* **Given instruction**
Begin with the first line and repeat exactly through the line containing "4.5, 4.4, 4.3, 4.3]"; leave every image out.

* **Material**
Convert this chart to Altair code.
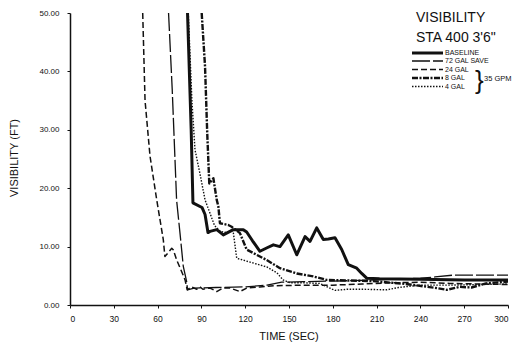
import altair as alt
import pandas as pd

FONT = "Liberation Sans"

series_names = ["BASELINE", "72 GAL SAVE", "24 GAL", "8 GAL", "4 GAL"]

baseline_t = [80.5, 83.0, 84.2, 90.4, 92.5, 94.5, 95.9, 100.5, 105.0, 111.9,
              118.7, 121.0, 125.0, 130.1, 135.0, 139.3, 143.8, 149.5, 155.3, 161.0,
              164.4, 169.0, 173.5, 177.0, 181.5, 186.1, 190.6, 196.4, 199.8, 203.2,
              212.0, 240.0, 270.0, 300.0]
baseline_v = [50.0, 30.0, 17.5, 16.7, 15.5, 12.4, 12.6, 12.9, 12.0, 12.9,
              12.9, 12.5, 11.0, 9.2, 9.8, 10.3, 10.0, 12.0, 8.6, 11.7,
              10.9, 13.2, 11.2, 11.3, 11.5, 9.5, 6.9, 6.3, 5.4, 4.6,
              4.5, 4.4, 4.3, 4.3]

gal72_t = [67.5, 70.0, 71.9, 73.0, 75.3, 77.6, 79.9, 80.5, 85.0, 100.0, 120.0,
           135.0, 145.0, 160.0, 180.0, 200.0, 220.0, 240.0, 250.0, 262.0, 280.0, 300.0]
gal72_v = [50.0, 37.0, 25.0, 18.0, 12.4, 6.6, 4.0, 2.6, 2.9, 3.0, 3.1,
           3.4, 3.9, 4.0, 4.1, 4.2, 4.4, 4.6, 4.8, 5.1, 5.1, 5.1]

gal24_t = [49.8, 51.4, 54.8, 59.4, 63.9, 65.0, 69.7, 70.8, 73.1, 76.5,
           78.8, 80.3, 83.3, 86.8, 89.0, 91.0, 95.9, 100.5, 104.8, 109.6,
           116.4, 121.0, 130.0, 140.0, 160.0, 180.0, 200.0, 220.0, 240.0, 260.0,
           280.0, 300.0]
gal24_v = [50.0, 35.0, 25.5, 18.0, 11.2, 8.3, 9.7, 9.4, 7.7, 5.7,
           4.3, 2.6, 3.1, 2.7, 3.1, 2.7, 2.9, 2.3, 2.9, 2.9,
           2.3, 2.9, 3.1, 3.3, 3.4, 3.4, 3.6, 3.8, 3.9, 3.7,
           3.6, 3.5]

gal8_t = [90.2, 92.5, 94.0, 95.4, 98.2, 100.5, 101.6, 102.7, 108.4, 110.7,
          116.4, 121.0, 125.5, 134.7, 143.8, 155.3, 166.6, 175.8, 190.0, 207.0,
          230.0, 251.0, 258.0, 267.0, 275.0, 285.0, 300.0]
gal8_v = [50.0, 40.8, 29.4, 20.8, 21.7, 18.0, 16.9, 14.0, 13.7, 13.4,
          12.3, 9.5, 8.9, 7.7, 6.3, 5.4, 4.9, 4.3, 4.2, 4.1,
          3.6, 2.9, 2.6, 3.1, 3.0, 3.7, 4.0]

gal4_t = [81.0, 83.5, 85.6, 89.0, 92.5, 95.9, 99.0, 103.0, 107.0, 111.6,
          114.2, 118.5, 125.3, 135.0, 141.8, 145.9, 150.7, 160.0, 171.0, 178.0,
          181.5, 190.0, 200.0, 217.0, 225.0, 240.0, 260.0, 280.0, 300.0]
gal4_v = [50.0, 35.0, 26.6, 22.5, 18.0, 15.7, 13.6, 12.6, 12.4, 12.9,
          8.0, 7.7, 7.2, 6.5, 5.5, 4.3, 3.8, 3.8, 3.7, 2.9,
          2.5, 2.7, 2.7, 2.6, 3.0, 3.4, 3.4, 3.5, 3.6]

x_ticks = [0, 30, 60, 90, 120, 150, 180, 210, 240, 270, 300]
y_ticks = [0, 10, 20, 30, 40, 50]

series_data = {
    "BASELINE": (baseline_t, baseline_v),
    "72 GAL SAVE": (gal72_t, gal72_v),
    "24 GAL": (gal24_t, gal24_v),
    "8 GAL": (gal8_t, gal8_v),
    "4 GAL": (gal4_t, gal4_v),
}
styles = {
    "BASELINE": dict(strokeWidth=3.0),
    "72 GAL SAVE": dict(strokeWidth=1.3, strokeDash=[18, 3]),
    "24 GAL": dict(strokeWidth=1.5, strokeDash=[6, 3]),
    "8 GAL": dict(strokeWidth=2.4, strokeDash=[6, 1.5, 2, 1.5]),
    "4 GAL": dict(strokeWidth=1.4, strokeDash=[1.5, 1.5]),
}

x_scale = alt.Scale(domain=[0, 300], nice=False, zero=True)
y_scale = alt.Scale(domain=[0, 50], nice=False)

x_axis = alt.Axis(values=x_ticks, title=None, grid=False, tickSize=3, labelPadding=6,
                  labelFontSize=8.5, labelFont=FONT, labelColor="#111",
                  domainColor="#111", domainWidth=1.5, tickColor="#111")
y_axis = alt.Axis(values=y_ticks, format=".2f", title=None, grid=False, tickSize=3,
                  labelPadding=8, labelFontSize=8, labelFont=FONT, labelColor="#111",
                  domainColor="#111", domainWidth=1.5, tickColor="#111")

layers = []
draw_order = ["72 GAL SAVE", "24 GAL", "4 GAL", "8 GAL", "BASELINE"]
for i, name in enumerate(draw_order):
    t, v = series_data[name]
    df = pd.DataFrame({"t": t, "v": v, "series": name})
    enc = dict(x=alt.X("t:Q", scale=x_scale), y=alt.Y("v:Q", scale=y_scale))
    if i == 0:
        enc = dict(x=alt.X("t:Q", scale=x_scale, axis=x_axis),
                   y=alt.Y("v:Q", scale=y_scale, axis=y_axis))
    layers.append(
        alt.Chart(df).mark_line(color="#111", clip=True, strokeJoin="round",
                                **styles[name]).encode(**enc)
    )

# Legend (plot-area pixel coordinates)
legend_y = [40, 48, 56.5, 65, 73.5]
for name, ly in zip(series_names, legend_y):
    layers.append(
        alt.Chart(pd.DataFrame({"a": [0]})).mark_rule(color="#111", **styles[name]).encode(
            x=alt.value(342), x2=alt.value(373), y=alt.value(ly))
    )
    layers.append(
        alt.Chart(pd.DataFrame({"a": [0]})).mark_text(
            text=name, font=FONT, fontSize=7, align="left", baseline="middle", color="#111"
        ).encode(x=alt.value(375), y=alt.value(ly))
    )

def label(txt, x, y, size, angle=0, align="left", weight="normal"):
    kw = dict(text=txt, font=FONT, fontSize=size, align=align, baseline="middle",
              color="#111", fontWeight=weight)
    if angle:
        kw["angle"] = angle
    return alt.Chart(pd.DataFrame({"a": [0]})).mark_text(**kw).encode(
        x=alt.value(x), y=alt.value(y))

layers.append(label("VISIBILITY", 346, 5, 14))
layers.append(label("STA 400 3'6\"", 346, 25, 14))
layers.append(label("}", 405, 67.5, 26))
layers.append(label("35 GPM", 414, 65.5, 7.5))
layers.append(label("VISIBILITY (FT)", -55, 145, 11, angle=270, align="center"))
layers.append(label("TIME (SEC)", 219, 324, 11, align="center"))

chart = alt.layer(*layers).properties(
    width=438, height=292,
    padding={"left": 70, "top": 13, "right": 14, "bottom": 51},
    autosize="none",
    background="white",
).configure_view(stroke=None)

chart.save("out.html", embed_options={"renderer": "svg", "actions": False})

* **The result**
Convert this chart to Altair code.
import altair as alt
import pandas as pd

FONT = "Liberation Sans"

series_names = ["BASELINE", "72 GAL SAVE", "24 GAL", "8 GAL", "4 GAL"]

baseline_t = [80.5, 83.0, 84.2, 90.4, 92.5, 94.5, 95.9, 100.5, 105.0, 111.9,
              118.7, 121.0, 125.0, 130.1, 135.0, 139.3, 143.8, 149.5, 155.3, 161.0,
              164.4, 169.0, 173.5, 177.0, 181.5, 186.1, 190.6, 196.4, 199.8, 203.2,
              212.0, 240.0, 270.0, 300.0]
baseline_v = [50.0, 30.0, 17.5, 16.7, 15.5, 12.4, 12.6, 12.9, 12.0, 12.9,
              12.9, 12.5, 11.0, 9.2, 9.8, 10.3, 10.0, 12.0, 8.6, 11.7,
              10.9, 13.2, 11.2, 11.3, 11.5, 9.5, 6.9, 6.3, 5.4, 4.6,
              4.5, 4.4, 4.3, 4.3]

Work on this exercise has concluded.